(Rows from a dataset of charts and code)
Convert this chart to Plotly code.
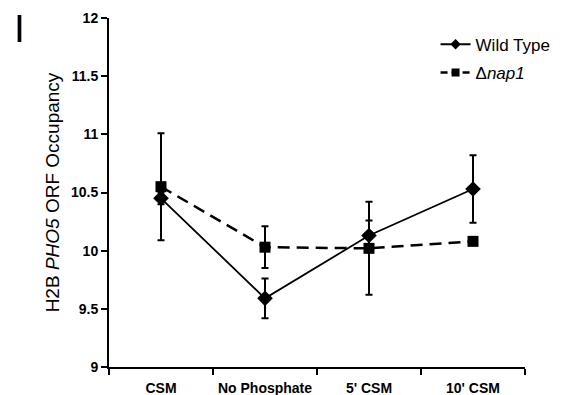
import plotly.graph_objects as go

categories = ["CSM", "No Phosphate", "5' CSM", "10' CSM"]
wt_values = [10.45, 9.59, 10.13, 10.53]
wt_errors = [0.05, 0.17, 0.13, 0.29]
nap1_values = [10.55, 10.03, 10.02, 10.08]
nap1_errors = [0.46, 0.18, 0.40, 0.0]
y_ticks = [9, 9.5, 10, 10.5, 11, 11.5, 12]

FONT = "Liberation Sans, Arial, sans-serif"

fig = go.Figure()
fig.add_trace(go.Scatter(
    x=categories, y=wt_values, name="Wild Type", mode="lines+markers",
    line=dict(color="black", width=1.8),
    marker=dict(symbol="diamond", size=12, color="black"),
    error_y=dict(type="data", array=wt_errors, visible=True, color="black",
                 thickness=2, width=3.5),
    showlegend=False,
))
fig.add_trace(go.Scatter(
    x=categories, y=nap1_values, name="Δ<i>nap1</i>", mode="lines+markers",
    line=dict(color="black", width=2.5, dash="12px,7px"),
    marker=dict(symbol="square", size=11, color="black"),
    error_y=dict(type="data", array=nap1_errors, visible=True, color="black",
                 thickness=2, width=3.5),
    showlegend=False,
))
# legend-only entries (smaller symbols, as in the reference legend)
fig.add_trace(go.Scatter(
    x=[None], y=[None], name="Wild Type", mode="lines+markers",
    line=dict(color="black", width=2),
    marker=dict(symbol="diamond", size=8, color="black"),
    legendgroup="a",
))
fig.add_trace(go.Scatter(
    x=[None], y=[None], name="Δ<i>nap1</i>", mode="lines+markers",
    line=dict(color="black", width=2.5, dash="7px,4px"),
    marker=dict(symbol="square", size=8, color="black"),
    legendgroup="b",
))

fig.update_layout(
    width=561, height=395,
    margin=dict(l=101, r=44, t=10, b=36, autoexpand=False),
    paper_bgcolor="white", plot_bgcolor="white",
    font=dict(family=FONT, color="black"),
    showlegend=True,
    legend=dict(x=0.785, y=0.975, xanchor="left", yanchor="top",
                font=dict(size=17, family=FONT), bgcolor="rgba(0,0,0,0)",
                tracegroupgap=3),
    xaxis=dict(
        type="category", tickson="boundaries", ticks="outside", ticklen=6,
        tickwidth=2, tickcolor="black", showline=True, linecolor="black",
        linewidth=2, showgrid=False, zeroline=False, tickangle=0,
        automargin=False,
        tickfont=dict(size=14, family=FONT, weight="bold"),
        ticklabelstandoff=7,
        range=[-0.5, 3.5],
    ),
    yaxis=dict(
        range=[9, 12], tickvals=y_ticks,
        ticktext=[("%g" % v) for v in y_ticks],
        ticks="outside", ticklen=6, tickwidth=2, tickcolor="black",
        showline=True, linecolor="black", linewidth=2, showgrid=False,
        zeroline=False, automargin=False,
        tickfont=dict(size=14, family=FONT, weight="bold"),
        title=dict(text="H2B <i>PHO5</i> ORF Occupancy",
                   font=dict(size=19, family=FONT), standoff=6),
    ),
    annotations=[dict(
        text="I", xref="paper", yref="paper", x=-0.214, y=0.969,
        xanchor="center", yanchor="middle", showarrow=False,
        font=dict(size=39, family=FONT, color="black"),
    )],
)

fig.write_html("out.html")
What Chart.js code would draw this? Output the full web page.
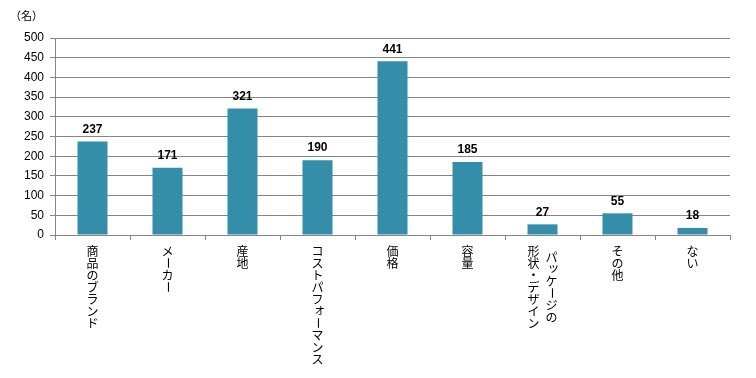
<!DOCTYPE html>
<html>
<head>
<meta charset="utf-8">
<script src="https://cdn.jsdelivr.net/npm/chart.js@4.4.0/dist/chart.umd.min.js"></script>
<style>
  html, body { margin: 0; padding: 0; background: #fff; }
  #wrap { width: 756px; height: 378px; position: relative; }
</style>
</head>
<body>
<div id="wrap"><canvas id="myChart" width="756" height="378"></canvas></div>
<script>
// categories: each entry is a list of vertical columns (right column first)
var categories = [
  ['商品のブランド'],
  ['メーカー'],
  ['産地'],
  ['コストパフォーマンス'],
  ['価格'],
  ['容量'],
  ['パッケージの', '形状・デザイン'],
  ['その他'],
  ['ない']
];
var counts = [237, 171, 321, 190, 441, 185, 27, 55, 18];
var yTicks = [0, 50, 100, 150, 200, 250, 300, 350, 400, 450, 500];
var unitLabel = '（名）';

var barColor = '#348EAA';
var gridColor = '#868686';

// value labels above bars
var valueLabels = {
  id: 'valueLabels',
  afterDatasetsDraw: function(chart) {
    var ctx = chart.ctx;
    var meta = chart.getDatasetMeta(0);
    ctx.save();
    ctx.font = 'bold 12px "Liberation Sans", Arial, sans-serif';
    ctx.fillStyle = '#000';
    ctx.textAlign = 'center';
    ctx.textBaseline = 'bottom';
    meta.data.forEach(function(bar, i) {
      ctx.fillText(String(counts[i]), bar.x, bar.y - 6);
    });
    ctx.restore();
  }
};

// vertical (tategaki) category labels + unit
var verticalLabels = {
  id: 'verticalLabels',
  afterDraw: function(chart) {
    var ctx = chart.ctx;
    var xs = chart.scales.x;
    var bottom = chart.chartArea.bottom;
    ctx.save();
    ctx.font = '12px "Noto Sans CJK JP", sans-serif';
    ctx.fillStyle = '#000';
    ctx.textAlign = 'center';
    ctx.textBaseline = 'middle';
    var pitch = 12;
    categories.forEach(function(cols, i) {
      var cx = xs.getPixelForValue(i);
      var n = cols.length;
      cols.forEach(function(col, c) {
        var x = n === 1 ? cx : cx + (c === 0 ? 9 : -9);
        var y0 = bottom + 16 + (n > 1 && c === 0 ? 6 : 0);
        Array.from(col).forEach(function(ch, k) {
          var y = y0 + k * pitch;
          if (ch === 'ー') {
            ctx.save();
            ctx.translate(x, y);
            ctx.rotate(Math.PI / 2);
            ctx.fillText(ch, 0, 0);
            ctx.restore();
          } else if ('ッォィャュョ'.indexOf(ch) >= 0) {
            ctx.fillText(ch, x + 2, y - 2);
          } else {
            ctx.fillText(ch, x, y);
          }
        });
      });
    });
    ctx.font = '11px "Noto Sans CJK JP", sans-serif';
    ctx.textAlign = 'left';
    ctx.fillText(unitLabel, 10, 16);
    ctx.restore();
  }
};

var ctx = document.getElementById('myChart').getContext('2d');
var chart = new Chart(ctx, {
  type: 'bar',
  data: {
    labels: categories.map(function(c) { return c.join(''); }),
    datasets: [{
      data: counts,
      backgroundColor: barColor,
      barPercentage: 0.4,
      categoryPercentage: 1.0
    }]
  },
  options: {
    responsive: false,
    animation: false,
    layout: { padding: { top: 38, right: 26, left: 0, bottom: 0 } },
    plugins: {
      legend: { display: false },
      tooltip: { enabled: false }
    },
    scales: {
      x: {
        offset: true,
        grid: {
          offset: true,
          drawOnChartArea: false,
          drawTicks: true,
          tickLength: 5,
          color: gridColor
        },
        border: { color: gridColor, width: 1 },
        ticks: { display: false },
        afterFit: function(scale) { scale.height = 143; }
      },
      y: {
        min: 0,
        max: 500,
        afterBuildTicks: function(scale) {
          scale.ticks = yTicks.map(function(v) { return { value: v }; });
        },
        grid: {
          color: gridColor,
          tickLength: 5
        },
        border: { color: gridColor, width: 1 },
        ticks: {
          color: '#000',
          padding: 6,
          font: { family: '"Liberation Sans", Arial, sans-serif', size: 12 }
        },
        afterFit: function(scale) { scale.width = 55; }
      }
    }
  },
  plugins: [valueLabels, verticalLabels]
});
</script>
</body>
</html>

_Written problem:_
Copy out the whole listing exactly, and don't carry over any pictures.

_Exercise answer:_
Convert this chart to Plotly code.
import plotly.graph_objects as go

categories = ["CSM", "No Phosphate", "5' CSM", "10' CSM"]
wt_values = [10.45, 9.59, 10.13, 10.53]
wt_errors = [0.05, 0.17, 0.13, 0.29]
nap1_values = [10.55, 10.03, 10.02, 10.08]
nap1_errors = [0.46, 0.18, 0.40, 0.0]
y_ticks = [9, 9.5, 10, 10.5, 11, 11.5, 12]

FONT = "Liberation Sans, Arial, sans-serif"

fig = go.Figure()
fig.add_trace(go.Scatter(
    x=categories, y=wt_values, name="Wild Type", mode="lines+markers",
    line=dict(color="black", width=1.8),
    marker=dict(symbol="diamond", size=12, color="black"),
    error_y=dict(type="data", array=wt_errors, visible=True, color="black",
                 thickness=2, width=3.5),
    showlegend=False,
))
fig.add_trace(go.Scatter(
    x=categories, y=nap1_values, name="Δ<i>nap1</i>", mode="lines+markers",
    line=dict(color="black", width=2.5, dash="12px,7px"),
    marker=dict(symbol="square", size=11, color="black"),
    error_y=dict(type="data", array=nap1_errors, visible=True, color="black",
                 thickness=2, width=3.5),
    showlegend=False,
))
# legend-only entries (smaller symbols, as in the reference legend)
fig.add_trace(go.Scatter(
    x=[None], y=[None], name="Wild Type", mode="lines+markers",
    line=dict(color="black", width=2),
    marker=dict(symbol="diamond", size=8, color="black"),
    legendgroup="a",
))
fig.add_trace(go.Scatter(
    x=[None], y=[None], name="Δ<i>nap1</i>", mode="lines+markers",
    line=dict(color="black", width=2.5, dash="7px,4px"),
    marker=dict(symbol="square", size=8, color="black"),
    legendgroup="b",
))

fig.update_layout(
    width=561, height=395,
    margin=dict(l=101, r=44, t=10, b=36, autoexpand=False),
    paper_bgcolor="white", plot_bgcolor="white",
    font=dict(family=FONT, color="black"),
    showlegend=True,
    legend=dict(x=0.785, y=0.975, xanchor="left", yanchor="top",
                font=dict(size=17, family=FONT), bgcolor="rgba(0,0,0,0)",
                tracegroupgap=3),
    xaxis=dict(
        type="category", tickson="boundaries", ticks="outside", ticklen=6,
        tickwidth=2, tickcolor="black", showline=True, linecolor="black",
        linewidth=2, showgrid=False, zeroline=False, tickangle=0,
        automargin=False,
        tickfont=dict(size=14, family=FONT, weight="bold"),
        ticklabelstandoff=7,
        range=[-0.5, 3.5],
    ),
    yaxis=dict(
        range=[9, 12], tickvals=y_ticks,
        ticktext=[("%g" % v) for v in y_ticks],
        ticks="outside", ticklen=6, tickwidth=2, tickcolor="black",
        showline=True, linecolor="black", linewidth=2, showgrid=False,
        zeroline=False, automargin=False,
        tickfont=dict(size=14, family=FONT, weight="bold"),
        title=dict(text="H2B <i>PHO5</i> ORF Occupancy",
                   font=dict(size=19, family=FONT), standoff=6),
    ),
    annotations=[dict(
        text="I", xref="paper", yref="paper", x=-0.214, y=0.969,
        xanchor="center", yanchor="middle", showarrow=False,
        font=dict(size=39, family=FONT, color="black"),
    )],
)

fig.write_html("out.html")
What Chart.js code would draw this? Output the full web page.
<!DOCTYPE html>
<html>
<head>
<meta charset="utf-8">
<script src="https://cdn.jsdelivr.net/npm/chart.js@4.4.0/dist/chart.umd.min.js"></script>
<style>
  html, body { margin: 0; padding: 0; background: #fff; }
  #wrap { width: 756px; height: 378px; position: relative; }
</style>
</head>
<body>
<div id="wrap"><canvas id="myChart" width="756" height="378"></canvas></div>
<script>
// categories: each entry is a list of vertical columns (right column first)
var categories = [
  ['商品のブランド'],
  ['メーカー'],
  ['産地'],
  ['コストパフォーマンス'],
  ['価格'],
  ['容量'],
  ['パッケージの', '形状・デザイン'],
  ['その他'],
  ['ない']
];
var counts = [237, 171, 321, 190, 441, 185, 27, 55, 18];
var yTicks = [0, 50, 100, 150, 200, 250, 300, 350, 400, 450, 500];
var unitLabel = '（名）';

var barColor = '#348EAA';
var gridColor = '#868686';

// value labels above bars
var valueLabels = {
  id: 'valueLabels',
  afterDatasetsDraw: function(chart) {
    var ctx = chart.ctx;
    var meta = chart.getDatasetMeta(0);
    ctx.save();
    ctx.font = 'bold 12px "Liberation Sans", Arial, sans-serif';
    ctx.fillStyle = '#000';
    ctx.textAlign = 'center';
    ctx.textBaseline = 'bottom';
    meta.data.forEach(function(bar, i) {
      ctx.fillText(String(counts[i]), bar.x, bar.y - 6);
    });
    ctx.restore();
  }
};

// vertical (tategaki) category labels + unit
var verticalLabels = {
  id: 'verticalLabels',
  afterDraw: function(chart) {
    var ctx = chart.ctx;
    var xs = chart.scales.x;
    var bottom = chart.chartArea.bottom;
    ctx.save();
    ctx.font = '12px "Noto Sans CJK JP", sans-serif';
    ctx.fillStyle = '#000';
    ctx.textAlign = 'center';
    ctx.textBaseline = 'middle';
    var pitch = 12;
    categories.forEach(function(cols, i) {
      var cx = xs.getPixelForValue(i);
      var n = cols.length;
      cols.forEach(function(col, c) {
        var x = n === 1 ? cx : cx + (c === 0 ? 9 : -9);
        var y0 = bottom + 16 + (n > 1 && c === 0 ? 6 : 0);
        Array.from(col).forEach(function(ch, k) {
          var y = y0 + k * pitch;
          if (ch === 'ー') {
            ctx.save();
            ctx.translate(x, y);
            ctx.rotate(Math.PI / 2);
            ctx.fillText(ch, 0, 0);
            ctx.restore();
          } else if ('ッォィャュョ'.indexOf(ch) >= 0) {
            ctx.fillText(ch, x + 2, y - 2);
          } else {
            ctx.fillText(ch, x, y);
          }
        });
      });
    });
    ctx.font = '11px "Noto Sans CJK JP", sans-serif';
    ctx.textAlign = 'left';
    ctx.fillText(unitLabel, 10, 16);
    ctx.restore();
  }
};

var ctx = document.getElementById('myChart').getContext('2d');
var chart = new Chart(ctx, {
  type: 'bar',
  data: {
    labels: categories.map(function(c) { return c.join(''); }),
    datasets: [{
      data: counts,
      backgroundColor: barColor,
      barPercentage: 0.4,
      categoryPercentage: 1.0
    }]
  },
  options: {
    responsive: false,
    animation: false,
    layout: { padding: { top: 38, right: 26, left: 0, bottom: 0 } },
    plugins: {
      legend: { display: false },
      tooltip: { enabled: false }
    },
    scales: {
      x: {
        offset: true,
        grid: {
          offset: true,
          drawOnChartArea: false,
          drawTicks: true,
          tickLength: 5,
          color: gridColor
        },
        border: { color: gridColor, width: 1 },
        ticks: { display: false },
        afterFit: function(scale) { scale.height = 143; }
      },
      y: {
        min: 0,
        max: 500,
        afterBuildTicks: function(scale) {
          scale.ticks = yTicks.map(function(v) { return { value: v }; });
        },
        grid: {
          color: gridColor,
          tickLength: 5
        },
        border: { color: gridColor, width: 1 },
        ticks: {
          color: '#000',
          padding: 6,
          font: { family: '"Liberation Sans", Arial, sans-serif', size: 12 }
        },
        afterFit: function(scale) { scale.width = 55; }
      }
    }
  },
  plugins: [valueLabels, verticalLabels]
});
</script>
</body>
</html>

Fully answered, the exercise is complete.